* TASK REQUIREMENTS *
Go through the listing and return every line with "that" in it.
** start of DATA FOR THE TASK **
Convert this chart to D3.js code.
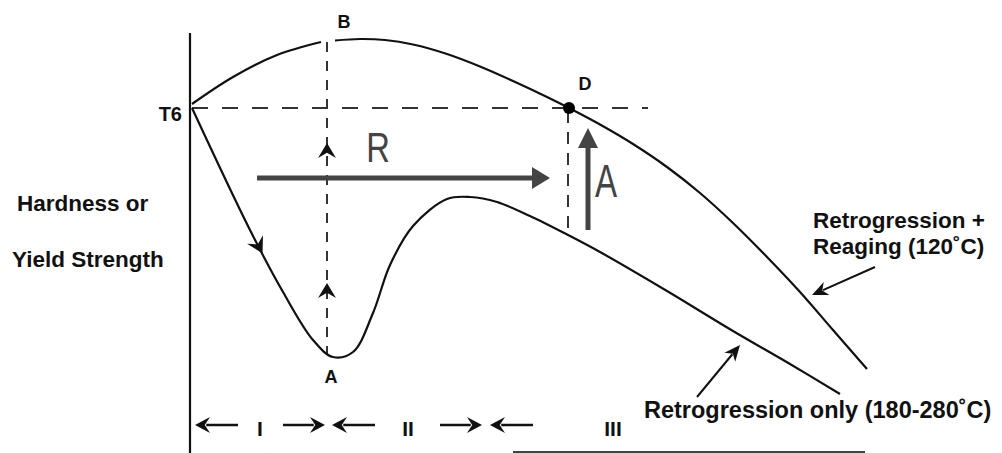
<!DOCTYPE html>
<html lang="en">
<head>
<meta charset="UTF-8">
<title>Retrogression and reaging</title>
<script src="https://d3js.org/d3.v7.min.js"></script>
<style>
  body { margin: 0; background: #fff; }
  svg { font-family: "Liberation Sans", Arial, Helvetica, sans-serif; display: block; }
  .curve { fill: none; stroke: #111; stroke-width: 2.2px; }
  .guide { fill: none; stroke: #333; stroke-width: 2px; }
  .lbl { font-weight: bold; fill: #111; }
</style>
</head>
<body>
<svg></svg>
<script>
// schematic: time (arbitrary units) vs hardness (arbitrary units)
const t6Level = 34.5;
const reageEarly = [[0.2, 34.9], [4.3, 37.6], [8.7, 39.8], [13.1, 41.1]];
const reageLate = [[14.5, 41.25], [17.0, 41.4], [19.5, 41.3], [22.3, 40.85], [25.7, 39.9],
  [29.0, 38.65], [32.3, 37.2], [35.7, 35.6], [37.9, 34.5], [41.0, 32.85], [44.3, 30.9],
  [47.7, 28.6], [51.0, 26.0], [54.3, 23.0], [57.7, 19.6], [61.0, 16.1], [64.3, 12.3], [67.7, 8.4]];
const retroOnly = [[0.2, 34.5], [6.0, 22.3], [9.3, 16.1], [12.3, 11.3], [14.3, 9.6], [16.3, 10.1],
  [18.3, 14.0], [20.0, 18.8], [22.3, 22.7], [25.7, 25.4], [28.0, 25.6], [30.7, 25.1],
  [34.0, 23.7], [37.8, 21.8], [41.0, 20.1], [47.7, 16.2], [54.3, 12.2], [60.0, 8.9], [65.0, 5.9]];
const pointA = [14.3, 9.6];
const pointB = [13.7, 41.1];
const pointD = [37.9, 34.5];
const reageArrow = [[39.8, 22.3], [39.8, 32.5]];   // "A"
const retroArrow = [[6.7, 27.5], [36.0, 27.5]];    // "R"
const phaseLabels = ['I', 'II', 'III'];
const phaseCentres = [7.0, 21.8, 42.3];
const phaseArrows = [[4.8, 0.5], [9.3, 13.5], [18.5, 14.2], [25.0, 29.2], [34.3, 30.0]];
const phaseLevel = 2.8;
const calloutReage = [[68.5, 18.6], [62.2, 15.8]];
const calloutRetro = [[50.7, 5.6], [55.0, 10.8]];

const W = 1002, H = 453;
const svg = d3.select('svg').attr('width', W).attr('height', H);
const x = d3.scaleLinear().domain([0, 68]).range([190, 870]);
const y = d3.scaleLinear().domain([0, 45]).range([453, 3]);

const line = d3.line().x(d => x(d[0])).y(d => y(d[1])).curve(d3.curveCatmullRom.alpha(0.5));

function head(px, py, ang, len, wid, fill, notch) {
  const n = notch == null ? 0.7 : notch;
  svg.append('path')
    .attr('d', `M0,0L${-len},${-wid / 2}L${-len * n},0L${-len},${wid / 2}Z`)
    .attr('transform', `translate(${px},${py}) rotate(${ang * 180 / Math.PI})`)
    .attr('fill', fill);
}

function arrow(pair, opts) {
  const x0 = x(pair[0][0]), y0 = y(pair[0][1]);
  const x1 = x(pair[1][0]), y1 = y(pair[1][1]);
  const ang = Math.atan2(y1 - y0, x1 - x0);
  const back = opts.len * 0.75;
  svg.append('line')
    .attr('x1', x0).attr('y1', y0)
    .attr('x2', x1 - Math.cos(ang) * back).attr('y2', y1 - Math.sin(ang) * back)
    .attr('stroke', opts.color).attr('stroke-width', opts.width);
  head(x1, y1, ang, opts.len, opts.wid, opts.color, opts.notch);
}

// vertical axis
svg.append('line')
  .attr('x1', x(0)).attr('x2', x(0))
  .attr('y1', y(42)).attr('y2', y(0))
  .attr('stroke', '#111').attr('stroke-width', 2.2);

// dashed guides
svg.append('line').attr('class', 'guide')
  .attr('x1', x(0.2)).attr('x2', x(45.8))
  .attr('y1', y(t6Level)).attr('y2', y(t6Level))
  .attr('stroke-dasharray', '16,14');
svg.append('line').attr('class', 'guide')
  .attr('x1', x(pointB[0])).attr('x2', x(pointB[0]))
  .attr('y1', y(pointB[1])).attr('y2', y(pointA[1] + 0.2))
  .attr('stroke-dasharray', '10,9');
svg.append('line').attr('class', 'guide')
  .attr('x1', x(pointD[0] - 0.1)).attr('x2', x(pointD[0] - 0.1))
  .attr('y1', y(pointD[1] - 0.3)).attr('y2', y(21.8))
  .attr('stroke-dasharray', '12,9');

// small arrowheads on the A-B guide
[31.0, 17.0].forEach(h => head(x(pointB[0]), y(h), -Math.PI / 2, 15, 18, '#111', 0.65));

// curves
svg.append('path').attr('class', 'curve').attr('d', line(reageEarly));
svg.append('path').attr('class', 'curve').attr('d', line(reageLate));
svg.append('path').attr('class', 'curve').attr('d', line(retroOnly));

// direction marker on the falling branch
{
  const a = retroOnly[1], b = retroOnly[2];
  const ang = Math.atan2(y(b[1]) - y(a[1]), x(b[0]) - x(a[0]));
  const f = 0.38;
  head(x(a[0] + (b[0] - a[0]) * f), y(a[1] + (b[1] - a[1]) * f), ang, 16, 18, '#111', 0.65);
}

// point D
svg.append('circle').attr('cx', x(pointD[0])).attr('cy', y(pointD[1])).attr('r', 6).attr('fill', '#000');

// R and A arrows
arrow(retroArrow, { color: '#444', width: 5, len: 18, wid: 22, notch: 1 });
arrow(reageArrow, { color: '#444', width: 5, len: 20, wid: 20, notch: 1 });

svg.append('text')
  .attr('transform', `translate(${x(18.8)},${y(29.1)}) scale(0.78,1)`)
  .attr('text-anchor', 'middle').attr('font-size', 42).attr('fill', '#444')
  .text('R');
svg.append('text')
  .attr('transform', `translate(${x(41.6)},${y(25.6)}) scale(0.72,1)`)
  .attr('text-anchor', 'middle').attr('font-size', 46).attr('fill', '#444')
  .text('A');

// point labels
svg.append('text').attr('class', 'lbl').attr('font-size', 18)
  .attr('x', x(pointB[0]) + 17).attr('y', 28).attr('text-anchor', 'middle').text('B');
svg.append('text').attr('class', 'lbl').attr('font-size', 18)
  .attr('x', x(pointA[0]) - 2).attr('y', y(pointA[1]) + 26).attr('text-anchor', 'middle').text('A');
svg.append('text').attr('class', 'lbl').attr('font-size', 18)
  .attr('x', x(pointD[0]) + 16).attr('y', y(pointD[1]) - 18).attr('text-anchor', 'middle').text('D');
svg.append('text').attr('class', 'lbl').attr('font-size', 20)
  .attr('x', x(0) - 8).attr('y', y(t6Level) + 13).attr('text-anchor', 'end').text('T6');

// axis title
svg.append('text').attr('class', 'lbl').attr('font-size', 22.5)
  .attr('x', 17).attr('y', 211).text('Hardness or');
svg.append('text').attr('class', 'lbl').attr('font-size', 22.5)
  .attr('x', 12).attr('y', 267).text('Yield Strength');

// curve call-outs
svg.append('text').attr('class', 'lbl').attr('font-size', 22.5)
  .attr('x', 813).attr('y', 228).text('Retrogression +');
svg.append('text').attr('class', 'lbl').attr('font-size', 22.5)
  .attr('x', 813).attr('y', 254).text('Reaging (120˚C)');
svg.append('text').attr('class', 'lbl').attr('font-size', 23.5)
  .attr('x', 644).attr('y', 418).text('Retrogression only (180-280˚C)');
arrow(calloutReage, { color: '#111', width: 2, len: 16, wid: 14, notch: 0.7 });
arrow(calloutRetro, { color: '#111', width: 2, len: 16, wid: 14, notch: 0.7 });

// stage markers along the bottom
phaseArrows.forEach(p => arrow([[p[0], phaseLevel], [p[1], phaseLevel]],
  { color: '#111', width: 2.5, len: 15, wid: 16, notch: 0.65 }));
svg.selectAll('text.phase').data(phaseLabels).enter().append('text')
  .attr('class', 'lbl phase').attr('font-size', 21)
  .attr('x', (d, i) => x(phaseCentres[i])).attr('y', y(phaseLevel) + 11)
  .attr('text-anchor', 'middle').text(d => d);
svg.append('line')
  .attr('x1', x(32.3)).attr('x2', x(67.5))
  .attr('y1', y(0.1)).attr('y2', y(0.1))
  .attr('stroke', '#444').attr('stroke-width', 2);
</script>
</body>
</html>
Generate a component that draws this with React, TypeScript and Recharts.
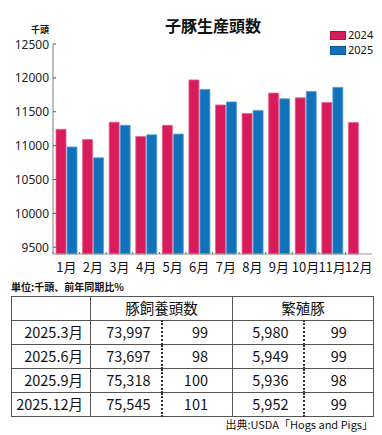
import { Bar, BarChart, XAxis, YAxis } from "recharts"

const months = ["1月", "2月", "3月", "4月", "5月", "6月", "7月", "8月", "9月", "10月", "11月", "12月"]
const pigs2024 = [11240, 11090, 11345, 11135, 11300, 11970, 11600, 11475, 11775, 11705, 11635, 11340]
const pigs2025: (number | null)[] = [10980, 10820, 11300, 11160, 11170, 11830, 11645, 11520, 11690, 11800, 11860, null]
const yTicks = [9500, 10000, 10500, 11000, 11500, 12000, 12500]

const tableRows = ["2025.3月", "2025.6月", "2025.9月", "2025.12月"]
const herdTotal = ["73,997", "73,697", "75,318", "75,545"]
const herdRatio = ["99", "98", "100", "101"]
const breeding = ["5,980", "5,949", "5,936", "5,952"]
const breedingRatio = ["99", "99", "98", "99"]

const PINK = "#d71b5b"
const BLUE = "#1271bb"
const FONT = "'Noto Sans CJK JP', 'Noto Sans', sans-serif"
const LATIN = "'Noto Sans', sans-serif"

const CHART_W = 382
const PLOT_LEFT = 53
const PLOT_RIGHT = 10
const BAND = (CHART_W - PLOT_LEFT - PLOT_RIGHT) / months.length

const chartData = months.map((m, i) => ({
  month: m,
  y2024: pigs2024[i],
  y2025: pigs2025[i],
}))

function YTick({ x, y, payload }: any) {
  return (
    <g>
      <text x={x} y={y} textAnchor="end" dominantBaseline="central" fontSize={12} fill="#222" fontFamily={LATIN}>
        {payload.value}
      </text>
      <line x1={x + 4} x2={x + 7} y1={y} y2={y} stroke="#555" />
    </g>
  )
}

function XTick({ x, y, payload }: any) {
  return (
    <g>
      <line x1={x - BAND / 2} x2={x - BAND / 2} y1={y - 2} y2={y} stroke="#666" />
      <text x={x} y={y + 12} textAnchor="middle" dominantBaseline="central" fontSize={13} fill="#111" fontFamily={FONT}>
        {payload.value}
      </text>
    </g>
  )
}

const cell: React.CSSProperties = {
  border: "1px solid #555",
  height: 23,
  padding: 0,
  fontSize: 14.5,
  lineHeight: 1,
}

const small: React.CSSProperties = { position: "absolute", lineHeight: 1 }

export default function App() {
  return (
    <div style={{ position: "absolute", left: 0, top: 0, width: 382, height: 435, background: "#fff", fontFamily: FONT, color: "#111" }}>
      <div style={{ ...small, left: 0, width: 426, top: 17, textAlign: "center", fontSize: 16, fontWeight: 700 }}>
        子豚生産頭数
      </div>
      <div style={{ ...small, left: 31, top: 25, fontSize: 9, fontWeight: 700 }}>千頭</div>

      <div style={{ position: "absolute", left: 330, top: 31, width: 14, height: 7, background: PINK, border: "0.5px solid #b0104a" }} />
      <div style={{ ...small, left: 348, top: 29, fontSize: 11, fontFamily: LATIN }}>2024</div>
      <div style={{ position: "absolute", left: 330, top: 46, width: 14, height: 7, background: BLUE, border: "0.5px solid #0d5a99" }} />
      <div style={{ ...small, left: 348, top: 44, fontSize: 11, fontFamily: LATIN }}>2025</div>

      <div style={{ position: "absolute", left: 0, top: 0 }}>
        <BarChart
          width={CHART_W}
          height={285}
          data={chartData}
          margin={{ top: 44, right: PLOT_RIGHT, bottom: 1, left: 0 }}
          barSize={10}
          barGap={1}
        >
          <XAxis
            dataKey="month"
            interval={0}
            height={30}
            tickSize={0}
            tickMargin={0}
            tickLine={false}
            axisLine={{ stroke: "#999" }}
            tick={<XTick />}
          />
          <YAxis
            width={PLOT_LEFT}
            domain={[9400, 12500]}
            ticks={yTicks}
            tickSize={0}
            tickMargin={4}
            tickLine={false}
            axisLine={{ stroke: "#aaa", strokeWidth: 1.5 }}
            tick={<YTick />}
          />
          <Bar dataKey="y2024" fill={PINK} stroke="#e8638f" strokeWidth={0.8} isAnimationActive={false} />
          <Bar dataKey="y2025" fill={BLUE} stroke="#5a9fd8" strokeWidth={0.8} isAnimationActive={false} />
        </BarChart>
      </div>

      <div style={{ ...small, left: 11, top: 282, fontSize: 10, fontWeight: 700 }}>単位:千頭、前年同期比%</div>

      <table style={{ position: "absolute", left: 11, top: 296, width: 362, borderCollapse: "collapse", tableLayout: "fixed" }}>
        <colgroup>
          <col style={{ width: 79 }} />
          <col style={{ width: 71 }} />
          <col style={{ width: 71 }} />
          <col style={{ width: 71 }} />
          <col style={{ width: 70 }} />
        </colgroup>
        <tbody>
          <tr>
            <td style={cell} />
            <td style={{ ...cell, textAlign: "center" }} colSpan={2}>豚飼養頭数</td>
            <td style={{ ...cell, textAlign: "center" }} colSpan={2}>繁殖豚</td>
          </tr>
          {tableRows.map((r, i) => (
            <tr key={r}>
              <td style={{ ...cell, textAlign: "right", paddingRight: 7 }}>{r}</td>
              <td style={{ ...cell, textAlign: "right", paddingRight: 10, borderRight: "2px dotted #333" }}>{herdTotal[i]}</td>
              <td style={{ ...cell, textAlign: "right", paddingRight: 24 }}>{herdRatio[i]}</td>
              <td style={{ ...cell, textAlign: "right", paddingRight: 14, borderRight: "2px dotted #333" }}>{breeding[i]}</td>
              <td style={{ ...cell, textAlign: "center" }}>{breedingRatio[i]}</td>
            </tr>
          ))}
        </tbody>
      </table>

      <div style={{ ...small, right: 9, top: 419, fontSize: 11 }}>出典:USDA「Hogs and Pigs」</div>
    </div>
  )
}
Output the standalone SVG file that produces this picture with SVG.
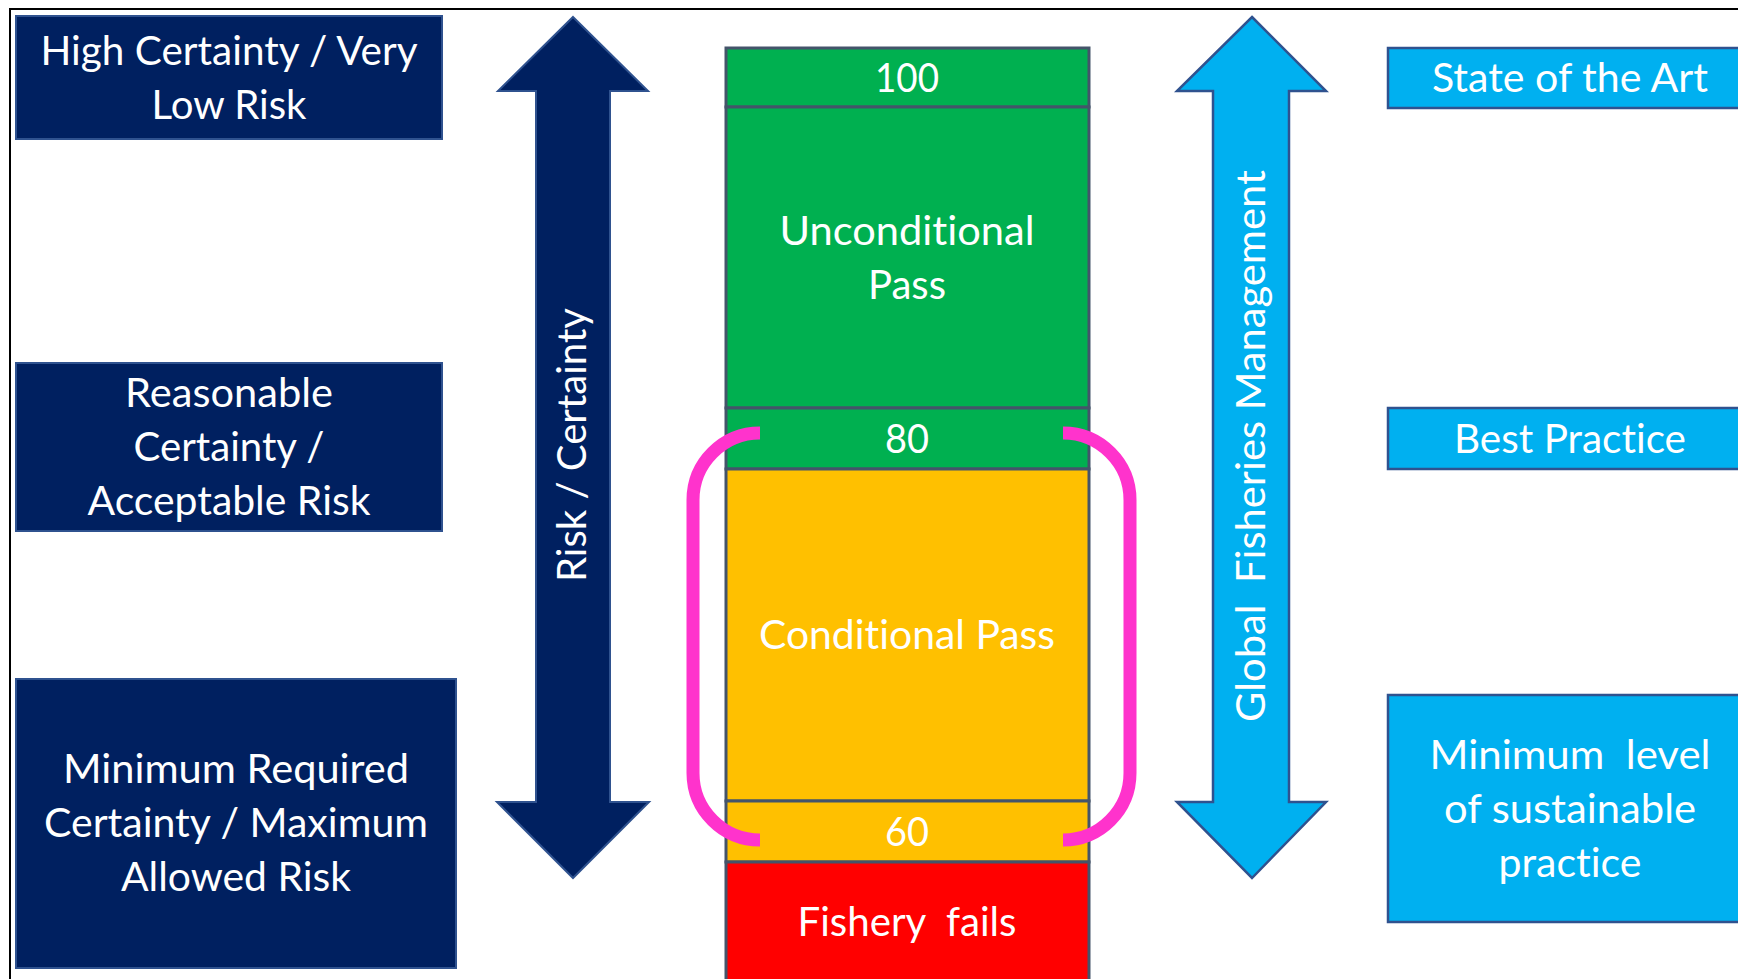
** end of DATA FOR THE TASK **
* RESULT FOR THIS EXERCISE *
Generate a component that draws this with React, TypeScript and Recharts.
Output the standalone SVG file that produces this picture with SVG.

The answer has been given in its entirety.